The Linux Scheduler And How It Handles More Cores [Hackaday]

View Article on Hackaday

Sometimes you read an article headline and you find yourself re-reading it a few times before diving into the article. This was definitely the case for a recent blog post by [The HFT Guy], where the claim was made that the Linux kernel has for fifteen years now been hardlocked into not scheduling for more than 8 cores. Obviously this caused a lot of double-checking and context discovery on both Hacker News and the Level 1 Techs forum. So what is going on exactly? Did the Linux developers make an egregious error more than a decade ago that has crippled Linux performance to this day?

Where the blog author takes offence is in the claim made in the Linux kernel code and documentation that the base time slice scales with the number of CPUs (or cores), pointing out the commit in which the number of CPUs taken into account was limited to a maximum of 8. So far so good, even if at this point quite a few readers had already jumped to showing that their Linux system could definitely load more than 8 cores to 100%.

As pointed out by [sirn] on the Level 1 Techs forum, this limit was intentional, as discussed on the Linux Kernel mailing list (LKML) in November and December of 2009. Essentially – as also pointed out by a few commentators in the Hacker News thread – the granularity of task switching (time slices per second) should be higher with fewer cores, to give the impression of concurrency, which becomes less important with more cores, where diminishing returns – around the 8 CPU mark – mean that task switching overhead becomes more crucial.

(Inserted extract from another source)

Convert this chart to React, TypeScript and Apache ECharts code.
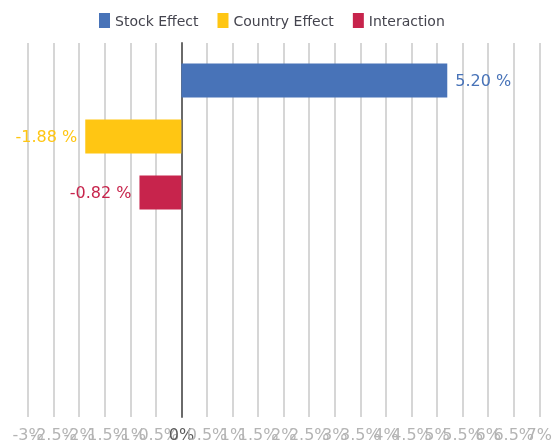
import React, { useEffect, useRef } from "react";
import * as echarts from "echarts";

const categories = ["Attribution", ""];
const seriesNames = ["Stock Effect", "Country Effect", "Interaction"];
const stockEffect = [5.2, null];
const countryEffect = [-1.88, null];
const interaction = [-0.82, null];
const colors = ["#4873b8", "#ffc613", "#c7244c"];
const xMin = -3;
const xMax = 7;
const xStep = 0.5;

export default function App() {
  const ref = useRef<HTMLDivElement>(null);
  useEffect(() => {
    if (!ref.current) return;
    const chart = echarts.init(ref.current, undefined, { renderer: "svg" });
    const dataSets = [stockEffect, countryEffect, interaction];
    const labelBase = {
      fontSize: 16,
      color: "#b4b4b4",
      margin: 9,
      interval: 0,
      hideOverlap: false,
      fontFamily: "DejaVu Sans",
      rich: { z: { color: "#5a5a5a", fontSize: 16, fontFamily: "DejaVu Sans" } },
    };
    chart.setOption({
      animation: false,
      textStyle: { fontFamily: "DejaVu Sans" },
      legend: {
        left: 94,
        top: 8,
        icon: "rect",
        itemWidth: 11,
        itemHeight: 15,
        itemGap: 19,
        textStyle: { fontSize: 14, color: "#44444e", fontFamily: "DejaVu Sans" },
        data: seriesNames,
      },
      grid: { left: 28, width: 518, top: 43, height: 374, containLabel: false },
      xAxis: [
        {
          type: "value",
          min: xMin,
          max: xMax,
          interval: xStep,
          axisLine: { show: false },
          axisTick: { show: false },
          splitLine: { show: true, lineStyle: { color: "#d6d6d6", width: 2 } },
          axisLabel: {
            ...labelBase,
            showMinLabel: false,
            showMaxLabel: false,
            formatter: (v: number) => (v === 0 ? "{z|0%}" : v + "%"),
          },
        },
        {
          type: "value",
          position: "bottom",
          min: xMin,
          max: xMax,
          interval: xStep,
          axisLine: { show: false },
          axisTick: { show: false },
          splitLine: { show: false },
          axisLabel: {
            ...labelBase,
            showMinLabel: true,
            showMaxLabel: true,
            formatter: (v: number) => (v === xMin || v === xMax ? v + "%" : ""),
          },
        },
      ],
      yAxis: {
        type: "category",
        inverse: true,
        data: categories,
        axisLine: { show: true, lineStyle: { color: "#6a6a6a", width: 2 } },
        axisTick: { show: false },
        axisLabel: { show: false },
        splitLine: { show: false },
      },
      series: seriesNames.map((name, i) => ({
        name,
        type: "bar",
        xAxisIndex: 0,
        data: dataSets[i],
        barWidth: 34,
        barGap: "65%",
        itemStyle: { color: colors[i] },
        label: {
          show: true,
          position: (dataSets[i][0] as number) >= 0 ? "right" : "left",
          distance: 8,
          fontSize: 16,
          color: colors[i],
          fontFamily: "DejaVu Sans",
          formatter: (p: any) => (p.value as number).toFixed(2) + " %",
        },
      })),
    });
    return () => chart.dispose();
  }, []);
  return (
    <div
      ref={ref}
      style={{ position: "fixed", left: 0, top: 0, width: 555, height: 443 }}
    />
  );
}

That means that this ‘hardcoded limit’ was put in there on purpose back in 2009, based on solid empirical evidence using many-core workstations and servers. It also shows that writing good schedulers is hard, which is why the LKML is famous for its Scheduler Wars and why you can pick alternative schedulers if you compile your own kernel. The current Completely Fair Scheduler (CFS) is also likely going to be replaced in the Linux kernel with the EEVDF scheduler as the default.